Controversial acts and merchandise may no longer be welcome at the upscale concert venue tucked in the Wasatch foothills, its director said Friday — fallout from a wave of Confederate flag merchandise that rankled some attendees of Tuesday's Hank Williams Jr. show.

"I think it's safe to say that we probably wouldn't have booked this act," said Red Butte's executive director, Greg Lee, "if we had known everything that we now know."

But barring prickly performers and saying no to merchandise with a contentious message, is dangerous to free speech, say First Amendment experts, and would threaten the exchange of ideas on a piece of public property owned by the University of Utah. The garden, with views of young blooms and the Salt Lake Valley, is part of campus.

Private venues, such as EnergySolutions Arena, have more leeway than Utah's state arboretum.

Even so, "we've said no to acts before," said Lee, who declined to name specific performers.

On Tuesday, concessionaires rejected Lee's request that they stop selling the flags. Under the booking contracts, vendors choose what to sell and the venue may refuse concessions only if they're illegal.

"Just because something's legal doesn't mean it's the most sensitive thing to do or the right thing to do," said John Ferguson, business ethics professor at Utah State University and former attorney for the First Amendment Center associated with Nashville's Vanderbilt University.

But heightened sensitivity could come at a hefty price, Ferguson said.

"I think they're going to have a lot of problems if they try to limit controversial acts," he added, noting that the same goes for blocking certain items for sale.

"Limiting that speech based solely on the fact they don't like that speech" would likely invite a legal challenge from the American Civil Liberties Union, Ferguson said.

Still, Lee wants an emergency stop. He is pursuing a legal route against merchandise that is "divisive in a destructive way."

"I'm not looking forward to ever having to invoke that," Lee said, "but I think there's certain cases where we need to have that ability." He has exchanged emails with U. attorneys but has had no formal talks.

The university's lawyers could not be reached by phone Friday afternoon.

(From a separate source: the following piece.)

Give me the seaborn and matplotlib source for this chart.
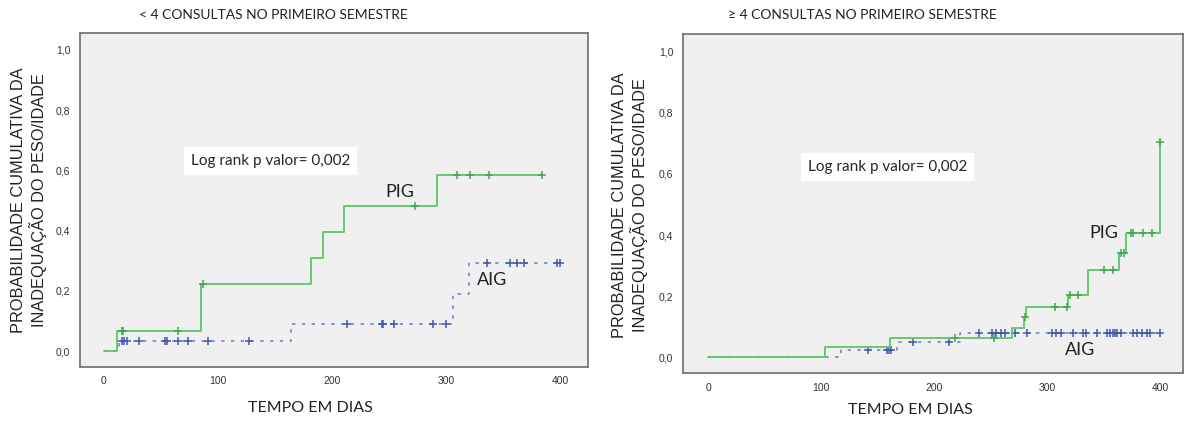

Earlier this week, some concertgoers and others were dismayed to see that Confederate flags were being sold by Williams Jr.'s concessionaires. The Stars and Bars, and its associations with racism and the South's history of slavery, has been the subject of national debate in the wake of the June 17 shooting at a historic black church in Charleston, S.C. The massacre — which killed nine worshipers and has been deemed a hate crime by the Department of Justice — spurred South Carolina state leaders to remove the Confederate flag from the Capitol.

Performance and politics often intersect, Lee acknowledged, but the pairing can pose a dilemma. For example, if a performer sold merchandise that took a side on the abortion debate, Red Butte could appear to endorse the position. Under current contracts, he said, it does not have power to reject that association.

The U.S. Supreme Court appeared to agree in a 5-4 ruling in June. The court sided with a Texas law prohibiting Confederate flags on license plates.

People might perceive the state was promoting the flag, the court decided, and the state is entitled to its own speech.

That outcome gives rise to Lee's idea, said U. law professor Randy Dryer, who spoke on his own behalf and not the university's.

The U., Dryer believes, could refuse the sale of merchandise "that will be interpreted and viewed by public as university's speech."